Why is the universe so empty? Most of a light year is just... nothing. Interstellar medium consists of some hydrogen gas and bits of dust, but for the most part, 1 light year of distance represents a staggering amount of vacuum.

If the Sun were the size of a grain of sand, the Earth would be an invisible speck an inch away. In this model, the nearest star (Proxima Centauri) would be another grain of sand located about 4 miles away. Everything in those 4 miles? Empty air. That is the reality of the 5.88 trillion miles that make up how much is 1 light year.

Exploring the next frontier

We are currently looking for ways to bridge these gaps. Projects like Breakthrough Starshot aim to use "light sails" pushed by powerful lasers to accelerate tiny probes to 20% the speed of light.

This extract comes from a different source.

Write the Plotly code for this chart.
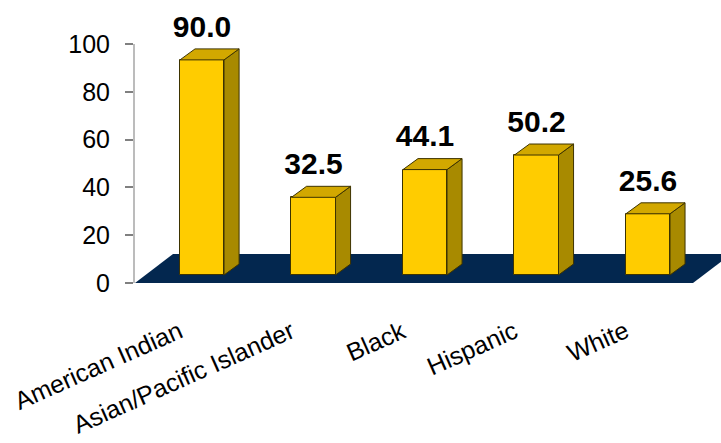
import plotly.graph_objects as go

categories = ["American Indian", "Asian/Pacific Islander", "Black", "Hispanic", "White"]
values = [90.0, 32.5, 44.1, 50.2, 25.6]
y_ticks = [0, 20, 40, 60, 80, 100]

# layout / styling constants
FRONT = "#FFCC00"
TOP = "#D2A800"
SIDE = "#A88A00"
EDGE = "#3d3300"
FLOOR = "#03274F"
FONT = "Liberation Sans, Arial, sans-serif"

pos = list(range(len(categories)))
bw = 0.395      # bar front width (x units)
dx = 0.135      # depth offset in x
dy = 4.6        # depth offset in y
base = 3.35     # bar base raised onto floor

fig = go.Figure()

# side faces and top faces computed from values
side_x, side_y, top_x, top_y = [], [], [], []
for p, v in zip(pos, values):
    r = p + bw / 2
    l = p - bw / 2
    t = base + v
    side_x += [r, r + dx, r + dx, r, r, None]
    side_y += [base, base + dy, t + dy, t, base, None]
    top_x += [l, l + dx, r + dx, r, l, None]
    top_y += [t, t + dy, t + dy, t, t, None]

fig.add_trace(go.Scatter(x=side_x, y=side_y, fill="toself", fillcolor=SIDE, mode="lines",
                         line=dict(color=EDGE, width=1), hoverinfo="skip", showlegend=False))
fig.add_trace(go.Scatter(x=top_x, y=top_y, fill="toself", fillcolor=TOP, mode="lines",
                         line=dict(color=EDGE, width=1), hoverinfo="skip", showlegend=False))

fig.add_trace(go.Bar(x=pos, y=values, base=base, width=bw,
                     marker=dict(color=FRONT, line=dict(color=EDGE, width=1)),
                     showlegend=False))

# value labels
fig.add_trace(go.Scatter(x=pos, y=[base + v + dy + 2 for v in values],
                         text=[f"{v:.1f}" for v in values], mode="text",
                         textposition="top center",
                         textfont=dict(family=FONT, size=30, color="black", weight="bold"),
                         cliponaxis=False, hoverinfo="skip", showlegend=False))

# floor
x0 = -0.601
fig.add_shape(type="path",
              path=f"M {x0},0 L 4.404,0 L 4.745,12.1 L {x0 + 0.341},12.1 Z",
              xref="x", yref="y", fillcolor=FLOOR, line=dict(width=0), layer="below")

# category labels (rotated, perspective-style)
for p, c in zip(pos, categories):
    fig.add_annotation(text=c, x=p - 0.11, y=-0.125,
                       xref="x", yref="paper", xanchor="right", yanchor="top",
                       textangle=-24, showarrow=False,
                       font=dict(family=FONT, size=25, color="black"))

fig.update_layout(
    width=721, height=443,
    margin=dict(l=135, r=0, t=44, b=160),
    plot_bgcolor="white", paper_bgcolor="white",
    bargap=0,
    xaxis=dict(range=[x0, 4.655], visible=False, fixedrange=True),
    yaxis=dict(range=[0, 100], tickvals=y_ticks, showgrid=False, zeroline=False,
               showline=True, linecolor="#bcbcbc", linewidth=2,
               ticks="outside", ticklen=8, tickwidth=2, tickcolor="#808080",
               ticklabelstandoff=10,
               tickfont=dict(family=FONT, size=25, color="black"), fixedrange=True),
)

fig.write_html("out.html", config={"displayModeBar": False},
               post_script="document.body.style.margin='0';document.body.style.overflow='hidden';")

At that speed, a probe could reach the 4.24 light-year mark of Proxima Centauri in about 20 years. Still a long time, but within a human lifespan.

Actionable steps for space enthusiasts

If you want to visualize these distances better or get involved in the data, there are a few practical things you can do tonight:

  • Download a Star Map App: Use an app like Stellarium or SkyGuide. Point it at a star like Vega or Sirius. The app will tell you the distance in light years. Multiply that by 6 trillion to get the mileage.
  • Track the Voyagers: Check NASA’s real-time tracker for Voyager 1 and 2. They have been flying for nearly 50 years and still haven't reached 0.003 light years. It’s a humbling reality check.
  • Support Citizen Science: Join projects like "Backyard Worlds: Planet 9" through Zooniverse. You can help astronomers look for objects in the space just beyond our solar system, essentially scouting the first tiny fraction of a light year.
  • Visit a Dark Sky Park: You can’t appreciate the scale of a light year under city lights. Use the International Dark-Sky Association map to find a spot where the Milky Way is visible. When you see that cloudy band of light, you are looking at the collective glow of stars tens of thousands of light years away.

Understanding the light year changes how you look at the night sky. It’s no longer a flat ceiling with twinkling lights. It’s a deep, ancient ocean where every point of light is a different era of history reaching out to touch your eyes. 5.88 trillion miles is just the beginning.